Professor John Gilliland addressed the Quality Meat Scotland industry breakfast at Ingliston.

The red meat and ruminant farming industry has an essential role to play in delivering human, environmental and global health – but it needs to employ science rather than passion to argue the case.

That was the message Professor John Gilliland of the Institute for Global Food Security (IGFS) at Queen’s University Belfast delivered to a receptive audience of beef, sheep and pig producers at Quality Meat Scotland’s industry breakfast at Ingliston.

Professor Gilliland, who is also a farmer and director of the agri-feed company, Devenish Nutrition, said smarter metrics were needed to make the industry’s case more coherently in the face of widespread criticism from both the health and environmental lobbies.

He described the emergence of conflicting scientific reports which argued that red meat was good and bad for human health, and said the farming industry needed to challenge these and environmental criticisms by using science and academics.

Professor Gilliland had a receptive audience at the breakfast.

“We are all very passionate about what we do, but passion isn’t going to win this subject,” he said.

“Many people don’t understand what our sector does and the benefits it delivers for human health.
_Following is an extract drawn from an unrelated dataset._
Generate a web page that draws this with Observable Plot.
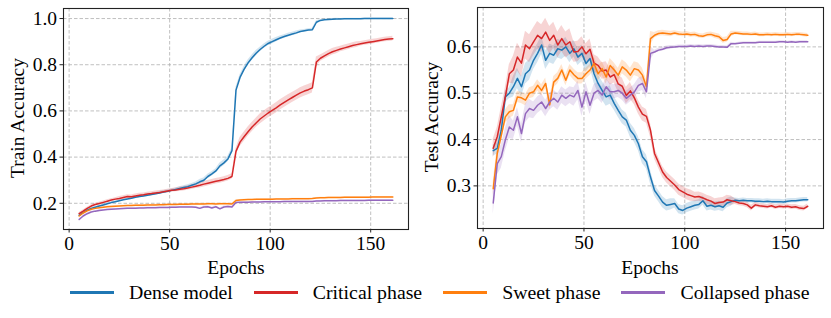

We also need to engage about how we deliver environmental health and reduce our footprint.”

Prof Gilliland said the industry could deliver on the environmental challenges but it first needed to understand more clearly what it is being asked to do.

“A lot of people use the phrase net-zero but they don’t understand what it means for our sector,” he said.

He added it was “extraordinary” that greenhouse gas sequestration was not measured on farms, despite last September’s IPCC report concluding that net- zero would not be achieved by 2050 unless farmers were asked to build carbon on their farms and not just reduce emissions.

“I don’t talk about gross emissions or gross sequestration, I talk about net farm carbon and what the net position on the farm is when I add up what I emit and what I lock up,” he said.

He described grazing trials which had been taking place in Ireland over the last four years.

“In that time we’ve achieved a 65% reduction in nitrogen, a 20% improvement in average daily weight gain of both beef and lamb – beef 17% and lamb 34% – and lambs are going to slaughter 43 days earlier off multi-species rather than perennial ryegrass.

“And we’ve increased the earthworm population by 300%.

“If I do a profitability on that, this is a win, win, win.”